You may either ‘like it, or hate it’ but Marmite has made an unlikely stir on the markets this last week. The rush to buy limited stock of Marmite came after Unilever’s finance chief admitted that the prices of its popular products will rise as a result of the collapse in pound, a day after the firm was accused of “exploiting consumers” following a row with Tesco. In one of the first clear signs for of post-referendum turbulence, Britain’s biggest supermarket chain delisted dozens of Unilever brands from its website, as the pair clashed over pricing. Both heavyweights witnessed significant weakness in their share prices. However, analysts generally agree that the Tesco-Unilever spat provides good PR for Tesco and highlights the supermarket giant’s strength in negotiations. Tesco was also cited as the consumer champion – fighting to keep prices low for shoppers.

Unilever’s dispute with Tesco has highlighted the fact that imported goods have become more expensive as a result of the weaker pound. Will this start to be reflected in consumer inflation (CPI) figures for September, published later today by the Office for National Statistics? Last Friday, Mark Carney, the governor of the Bank of England, warned that inflation will rise on products such as food because of the drop in the value of the pound, but that the weaker currency “helps the economy adjust”. It is “going to get difficult [for those on the lowest incomes] as we move from no inflation to some inflation,” he said.

Moving away from Marmitegate, Sports Direct’s acting chief financial officer, Matt Pearson, has resigned adding to the beleaguered retailer’s financial woes. His exit comes just days after a sharp tumble in the value of sterling forced Sports Direct to slash earnings forecasts for next year by another £35m. Last week, the pound fell nearly 6pc against the dollar in the space of a couple of minutes. This triggered Sport’s Direct’s hedging arrangements, which were supposed to protect a business against volatile currency prices. The plunging pound resulted in an immediate £15m loss for the company. In addition, it said it might lose another £20m if the pound averages $1.20 over the financial year.

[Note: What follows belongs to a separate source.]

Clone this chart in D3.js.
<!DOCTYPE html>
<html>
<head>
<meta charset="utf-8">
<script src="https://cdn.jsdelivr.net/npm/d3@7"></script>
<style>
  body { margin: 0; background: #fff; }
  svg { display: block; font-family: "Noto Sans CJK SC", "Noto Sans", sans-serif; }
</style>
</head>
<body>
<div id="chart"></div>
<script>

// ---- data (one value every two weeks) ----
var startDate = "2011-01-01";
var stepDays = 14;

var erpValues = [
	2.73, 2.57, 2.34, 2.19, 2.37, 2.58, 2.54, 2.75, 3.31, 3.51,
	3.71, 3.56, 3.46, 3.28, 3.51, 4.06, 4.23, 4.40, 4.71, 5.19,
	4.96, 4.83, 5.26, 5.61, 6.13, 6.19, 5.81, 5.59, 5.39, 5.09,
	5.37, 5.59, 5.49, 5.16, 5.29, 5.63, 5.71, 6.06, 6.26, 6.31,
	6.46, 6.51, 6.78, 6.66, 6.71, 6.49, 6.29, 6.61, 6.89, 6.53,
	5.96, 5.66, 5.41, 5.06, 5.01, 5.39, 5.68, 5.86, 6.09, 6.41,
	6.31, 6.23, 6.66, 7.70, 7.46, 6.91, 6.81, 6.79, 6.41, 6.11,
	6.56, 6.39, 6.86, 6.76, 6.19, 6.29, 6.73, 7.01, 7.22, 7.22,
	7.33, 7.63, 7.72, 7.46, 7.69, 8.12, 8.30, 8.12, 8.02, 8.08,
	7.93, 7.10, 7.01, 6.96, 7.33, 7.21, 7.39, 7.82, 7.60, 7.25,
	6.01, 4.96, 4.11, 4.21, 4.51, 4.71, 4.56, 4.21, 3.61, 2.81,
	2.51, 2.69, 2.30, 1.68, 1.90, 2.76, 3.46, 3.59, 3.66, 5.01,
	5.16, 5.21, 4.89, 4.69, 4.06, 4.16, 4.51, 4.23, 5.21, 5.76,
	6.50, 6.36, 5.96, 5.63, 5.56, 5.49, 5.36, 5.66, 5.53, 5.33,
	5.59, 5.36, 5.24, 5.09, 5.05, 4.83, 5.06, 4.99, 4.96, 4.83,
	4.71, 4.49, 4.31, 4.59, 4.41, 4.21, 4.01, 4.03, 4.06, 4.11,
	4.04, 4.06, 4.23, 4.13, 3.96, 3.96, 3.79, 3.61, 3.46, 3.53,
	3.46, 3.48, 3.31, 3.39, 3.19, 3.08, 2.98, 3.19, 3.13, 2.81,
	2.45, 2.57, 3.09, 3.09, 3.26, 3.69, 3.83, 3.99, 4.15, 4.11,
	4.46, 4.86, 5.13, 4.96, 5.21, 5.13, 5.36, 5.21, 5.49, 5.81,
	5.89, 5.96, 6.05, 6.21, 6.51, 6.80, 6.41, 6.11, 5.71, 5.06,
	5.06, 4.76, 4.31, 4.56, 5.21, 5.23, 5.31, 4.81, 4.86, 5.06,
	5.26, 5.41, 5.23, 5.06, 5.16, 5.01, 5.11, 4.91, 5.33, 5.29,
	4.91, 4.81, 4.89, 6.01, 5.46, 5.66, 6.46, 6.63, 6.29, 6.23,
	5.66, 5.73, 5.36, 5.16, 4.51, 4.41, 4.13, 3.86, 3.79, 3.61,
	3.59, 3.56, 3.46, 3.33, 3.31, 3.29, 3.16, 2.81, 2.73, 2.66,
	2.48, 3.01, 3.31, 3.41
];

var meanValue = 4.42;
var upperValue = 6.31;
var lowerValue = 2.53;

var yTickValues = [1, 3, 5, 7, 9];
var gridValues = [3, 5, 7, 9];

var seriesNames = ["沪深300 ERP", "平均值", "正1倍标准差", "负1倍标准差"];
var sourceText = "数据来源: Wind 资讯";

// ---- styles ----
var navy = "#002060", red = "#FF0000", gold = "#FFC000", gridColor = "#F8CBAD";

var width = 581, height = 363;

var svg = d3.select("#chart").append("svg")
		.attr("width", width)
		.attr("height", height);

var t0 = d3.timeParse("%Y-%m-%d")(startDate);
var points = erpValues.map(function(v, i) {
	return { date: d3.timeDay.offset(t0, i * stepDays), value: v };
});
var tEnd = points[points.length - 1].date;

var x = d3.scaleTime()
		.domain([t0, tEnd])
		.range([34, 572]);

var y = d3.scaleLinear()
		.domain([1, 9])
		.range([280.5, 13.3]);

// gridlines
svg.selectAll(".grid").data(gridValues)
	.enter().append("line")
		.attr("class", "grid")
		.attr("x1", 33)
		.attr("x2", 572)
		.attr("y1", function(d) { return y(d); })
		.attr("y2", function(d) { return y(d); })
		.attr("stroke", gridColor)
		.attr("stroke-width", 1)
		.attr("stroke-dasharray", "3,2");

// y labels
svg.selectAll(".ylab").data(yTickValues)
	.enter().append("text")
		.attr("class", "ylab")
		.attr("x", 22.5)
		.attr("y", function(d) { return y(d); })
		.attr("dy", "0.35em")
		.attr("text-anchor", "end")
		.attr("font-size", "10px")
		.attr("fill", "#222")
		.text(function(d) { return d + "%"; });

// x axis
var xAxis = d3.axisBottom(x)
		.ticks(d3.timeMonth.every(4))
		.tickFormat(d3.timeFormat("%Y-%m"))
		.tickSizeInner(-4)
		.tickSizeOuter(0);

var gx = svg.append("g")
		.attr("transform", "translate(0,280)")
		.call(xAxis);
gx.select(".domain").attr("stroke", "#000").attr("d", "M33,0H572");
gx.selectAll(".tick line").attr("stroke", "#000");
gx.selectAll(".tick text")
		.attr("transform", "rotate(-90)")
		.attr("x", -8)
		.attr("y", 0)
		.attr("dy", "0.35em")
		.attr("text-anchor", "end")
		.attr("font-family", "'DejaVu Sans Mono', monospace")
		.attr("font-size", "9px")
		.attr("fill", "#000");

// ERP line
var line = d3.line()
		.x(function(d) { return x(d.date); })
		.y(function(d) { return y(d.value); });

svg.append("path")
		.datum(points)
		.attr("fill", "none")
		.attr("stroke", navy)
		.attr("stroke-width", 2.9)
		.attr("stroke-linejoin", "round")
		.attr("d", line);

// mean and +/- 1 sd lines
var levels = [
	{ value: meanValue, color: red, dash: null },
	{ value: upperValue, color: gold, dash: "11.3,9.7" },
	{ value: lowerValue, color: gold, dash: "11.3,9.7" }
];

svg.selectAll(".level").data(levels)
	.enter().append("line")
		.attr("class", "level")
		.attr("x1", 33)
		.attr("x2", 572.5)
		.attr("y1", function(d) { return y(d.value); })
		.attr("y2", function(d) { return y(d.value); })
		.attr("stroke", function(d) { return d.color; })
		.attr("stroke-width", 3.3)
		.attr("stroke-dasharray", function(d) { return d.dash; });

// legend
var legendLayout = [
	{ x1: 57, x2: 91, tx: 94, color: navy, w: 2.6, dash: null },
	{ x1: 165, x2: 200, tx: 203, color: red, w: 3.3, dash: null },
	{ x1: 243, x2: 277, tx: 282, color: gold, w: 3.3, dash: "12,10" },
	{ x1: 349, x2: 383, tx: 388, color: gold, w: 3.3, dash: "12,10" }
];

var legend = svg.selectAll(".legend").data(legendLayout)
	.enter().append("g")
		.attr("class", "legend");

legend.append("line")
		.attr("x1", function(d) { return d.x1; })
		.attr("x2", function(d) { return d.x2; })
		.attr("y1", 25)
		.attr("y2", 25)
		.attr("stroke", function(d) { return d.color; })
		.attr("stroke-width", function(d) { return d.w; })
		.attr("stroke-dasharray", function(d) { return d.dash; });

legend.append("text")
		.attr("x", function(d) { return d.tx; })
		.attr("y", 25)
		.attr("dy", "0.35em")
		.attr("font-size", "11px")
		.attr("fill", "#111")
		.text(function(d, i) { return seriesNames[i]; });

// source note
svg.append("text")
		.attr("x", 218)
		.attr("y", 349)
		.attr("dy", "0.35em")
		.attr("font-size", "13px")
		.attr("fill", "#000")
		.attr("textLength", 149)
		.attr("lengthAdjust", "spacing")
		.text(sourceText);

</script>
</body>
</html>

The drop in the value of the pound has at least helped boost tourism to the UK in July.  According to the Visit Britain tourism group, the UK had 3.8 million visitors in July, of which 2.3 million were from the EU. Hopefully good cheer for Brighton’s tourist industry.

Elsewhere in Asian markets, China’s September exports fell 10pc from a year earlier, far worse than expected, while imports unexpectedly shrank after picking up in August, suggesting signs of steadying in the world’s second-largest economy may be short-lived.